Clinton, Not the Press, Needs Prime-Time Conferences
PRESIDENT Clinton's promise in early August to provide more press conferences is most welcome. And yet....
Mr. Clinton was responding to a question that was more of a comment. The occasion was his third nighttime, prescheduled press conference since he took office. Why, the reporter was asking, did he complain about the way radio talk shows were hammering away at him when he had evening press conferences available to him where he could effectively get back at his critics? Why didn't he have more of them?
The president seemed delighted to get this question. He said that his sparing use of the big press conference was a ``mistake.'' He said from now on, he frequently would use this opportunity to communicate with the public.
The president's decision to meet often with the press is a laudable one. The more press conferences the better. It is the job of reporters to get as much information as we can straight out of the mouth of the nation's chief executive. The press conference is our best opportunity to question him on what he is doing - or not doing.
But Clinton, according to his own count, has had what he and his press people classify as press conferences a total of 73 times already - all except two during the day - before the big press conference the night of Aug. 3. Even former President Carter, who often is cited as being particularly accessible to the press, had held fewer press conferences at a similar point in his administration. Mr. Carter kept close to a schedule of two a month and that seemed fully sufficient to White House reporters at the time. President Bush met frequently with the press too - but fewer than 73 times at around the same time in his presidency.
It is against this backdrop of a president who has been more-than-sufficiently responsive to the press that I am bothered by this announcement that Clinton now will frequently hold evening TV press conferences. He seems bent on using evening TV performances to offset what his critics, such as some of the radio talk- show hosts, are saying about him.

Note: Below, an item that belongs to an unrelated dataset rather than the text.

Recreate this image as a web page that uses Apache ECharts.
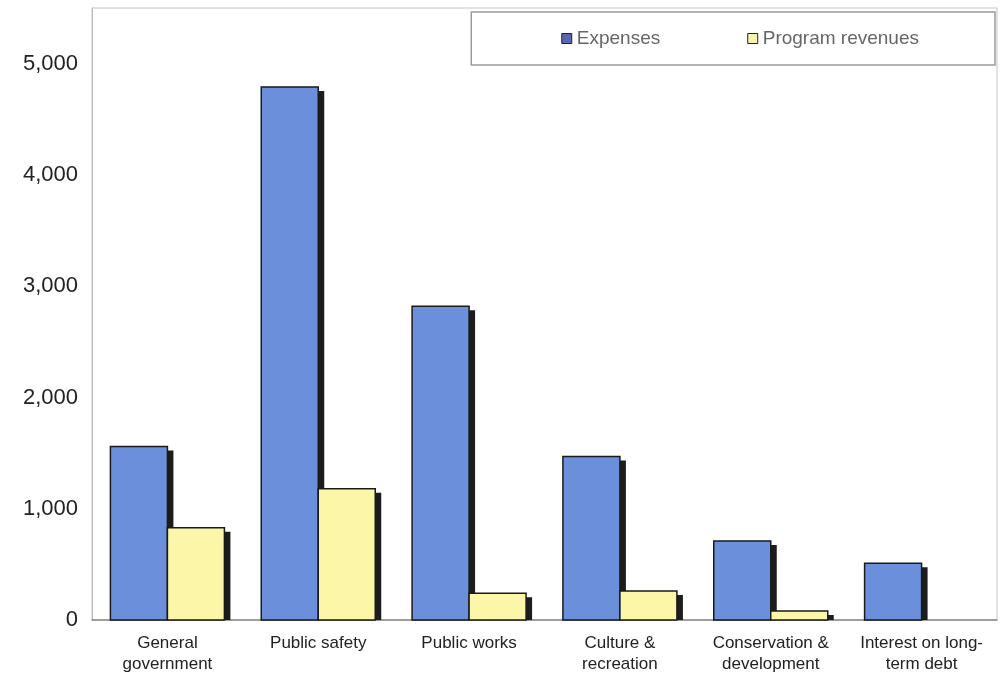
<!DOCTYPE html>
<html>
<head>
<meta charset="utf-8">
<script src="https://cdn.jsdelivr.net/npm/echarts@6/dist/echarts.min.js"></script>
<style>
  html, body { margin: 0; padding: 0; background: #fff; }
  #chart { width: 1005px; height: 684px; }
</style>
</head>
<body>
<div id="chart"></div>
<script>
/* ---------- data ---------- */
const categories = [
  "General\ngovernment",
  "Public safety",
  "Public works",
  "Culture &\nrecreation",
  "Conservation &\ndevelopment",
  "Interest on long-\nterm debt",
];
const expenses = [1560, 4790, 2820, 1470, 710, 510];
const programRevenues = [830, 1180, 240, 260, 80, 0];

const BLUE = "#6b8fdb";
const YELLOW = "#fbf6a8";
const BAR_W = 57;

/* ---------- chart ---------- */
const chart = echarts.init(document.getElementById("chart"), null, { renderer: "canvas" });

// bar with a dark drop shadow on the right, like the old 3D office charts
function barRenderer(side, color) {
  return (params, api) => {
    const val = api.value(1);
    if (!val) return null;
    const top = api.coord([api.value(0), val]);
    const base = api.coord([api.value(0), 0]);
    const x = side === 0 ? top[0] - BAR_W : top[0];
    const h = base[1] - top[1];
    return {
      type: "group",
      children: [
        {
          type: "rect",
          shape: { x: x + 6, y: top[1] + 4, width: BAR_W, height: Math.max(h - 4, 1) },
          style: { fill: "#1c1c1c" },
        },
        {
          type: "rect",
          shape: { x, y: top[1], width: BAR_W, height: h },
          style: { fill: color, stroke: "#1a1a1a", lineWidth: 1.5 },
        },
      ],
    };
  };
}

chart.setOption({
  animation: false,
  textStyle: { fontFamily: "Liberation Sans, Arial, sans-serif" },
  grid: {
    left: 92, right: 8, top: 8, bottom: 64,
    show: true, borderColor: "#c4c4c4", borderWidth: 1,
  },
  legend: {
    right: 10, top: 12,
    padding: [17, 76, 17, 90],
    itemGap: 87,
    itemWidth: 10, itemHeight: 10,
    borderColor: "#9a9a9a", borderWidth: 1.5,
    backgroundColor: "#fff",
    textStyle: { fontSize: 19, color: "#666" },
    data: [
      { name: "Expenses", icon: "rect", itemStyle: { color: "#5c64b4", borderColor: "#222", borderWidth: 1 } },
      { name: "Program revenues", icon: "rect", itemStyle: { color: "#f6f2b0", borderColor: "#222", borderWidth: 1 } },
    ],
  },
  xAxis: {
    type: "category",
    data: categories,
    axisLine: { lineStyle: { color: "#888", width: 1.5 } },
    axisTick: { show: false },
    axisLabel: { interval: 0, fontSize: 17, color: "#222", lineHeight: 21, margin: 13 },
  },
  yAxis: {
    type: "value",
    min: 0, max: 5500, interval: 1000,
    axisLine: { show: true, lineStyle: { color: "#bbb" } },
    axisTick: { show: false },
    splitLine: { show: false },
    axisLabel: {
      fontSize: 22, color: "#222", margin: 14, showMaxLabel: false,
      formatter: (v) => v.toLocaleString("en-US"),
    },
  },
  series: [
    {
      name: "Expenses",
      type: "custom",
      data: expenses.map((v, i) => [i, v]),
      itemStyle: { color: BLUE },
      renderItem: barRenderer(0, BLUE),
    },
    {
      name: "Program revenues",
      type: "custom",
      data: programRevenues.map((v, i) => [i, v]),
      itemStyle: { color: YELLOW },
      renderItem: barRenderer(1, YELLOW),
    },
  ],
});
</script>
</body>
</html>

Clinton does get bashed quite badly on these shows. I'm just back from a trip where I was listening to talk radio a lot. Clinton is being hit hard. But he must also know that it's the listeners calling in who are doing most of the complaining about him. There's a question in my mind on how much the talk-show hosts are responsible for this recent bubbling up of public unhappiness with the president.
But back to evening press conferences. Why should the press act as props on a stage for a president who appears to be mainly interested in using his outstanding sales skills to win back the American public?
I'm not naive. All presidents since John F. Kennedy first let the TV cameras in to a press conference have been aware of the political advantages that come from opening up this forum to the public. But I don't remember a former president who openly said he was going to add to his already-sufficient press get-togethers an evening TV forum aimed in large part at image-building.
I'm one of those members of the press who from the beginning has been uncomfortable with the intrusion of TV into the press conference. Immediately, the occasion is turned into a TV show with the questioners taking on roles as actors or props. It's not just the president who plays to the camera; the questioners, too, are mindful of the TV audience, which includes their families and publishers. They naturally want to look good. It is obvious that some make their questions longer than necessary to keep the TV cameras on them.
I'm probably a lone voice in raising questions about why Clinton apparently intends to step up the number of these evening TV extravaganzas. It is true that after his Aug. 3 evening press conference, he reverted to an afternoon meeting with the press last Friday. But it is understood now that he will hold a big evening press conference after he returns from his vacation, probably in early September.